I am wondering if there is a good-performing query to select distinct dates (ignoring times) from a table with a datetime field in SQL Server.
My problem isn\'t getting
Every option that involves CAST or TRUNCATE or DATEPART manipulation on the datetime field has the same problem: the query has to scan the entire resultset (the 40k) in order to find the distinct dates. Performance may vary marginally between various implementaitons.
What you really need is to have an index that can produce the response in a blink. You can either have a persisted computed column with and index that (requires table structure changes) or an indexed view (requires Enterprise Edition for QO to consider the index out-of-the-box).

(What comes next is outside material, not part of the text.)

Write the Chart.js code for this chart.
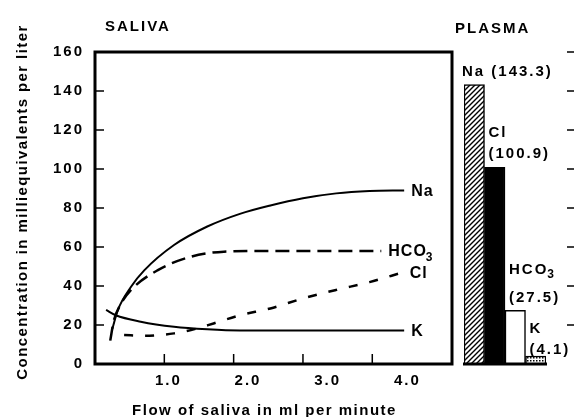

Persisted computed column:
alter table foo add date_only as convert(char(8), [datetimecolumn], 112) persisted;
create index idx_foo_date_only on foo(date_only);
Indexed view:
create view v_foo_with_date_only
with schemabinding as
select id
, convert(char(8), [datetimecolumn], 112) as date_only
from dbo.foo;
create unique clustered index idx_v_foo on v_foo_with_date_only(date_only, id);
Update
To completely eliminate the scan one could use an GROUP BY tricked indexed view, like this:
create view v_foo_with_date_only
with schemabinding as
select
convert(char(8), [d], 112) as date_only
, count_big(*) as [dummy]
from dbo.foo
group by convert(char(8), [d], 112)
create unique clustered index idx_v_foo on v_foo_with_date_only(date_only)
The query select distinct date_only from foo
will use this indexed view instead. Is still a scan technically, but on an already 'distinct' index, so only the needed records are scanned. Its a hack, I reckon, I would not recommend it for live production code.
AFAIK SQL Server does not have the capability of scanning a true index with skipping repeats, ie. seek top, then seek greater than top, then succesively seek greater than last found.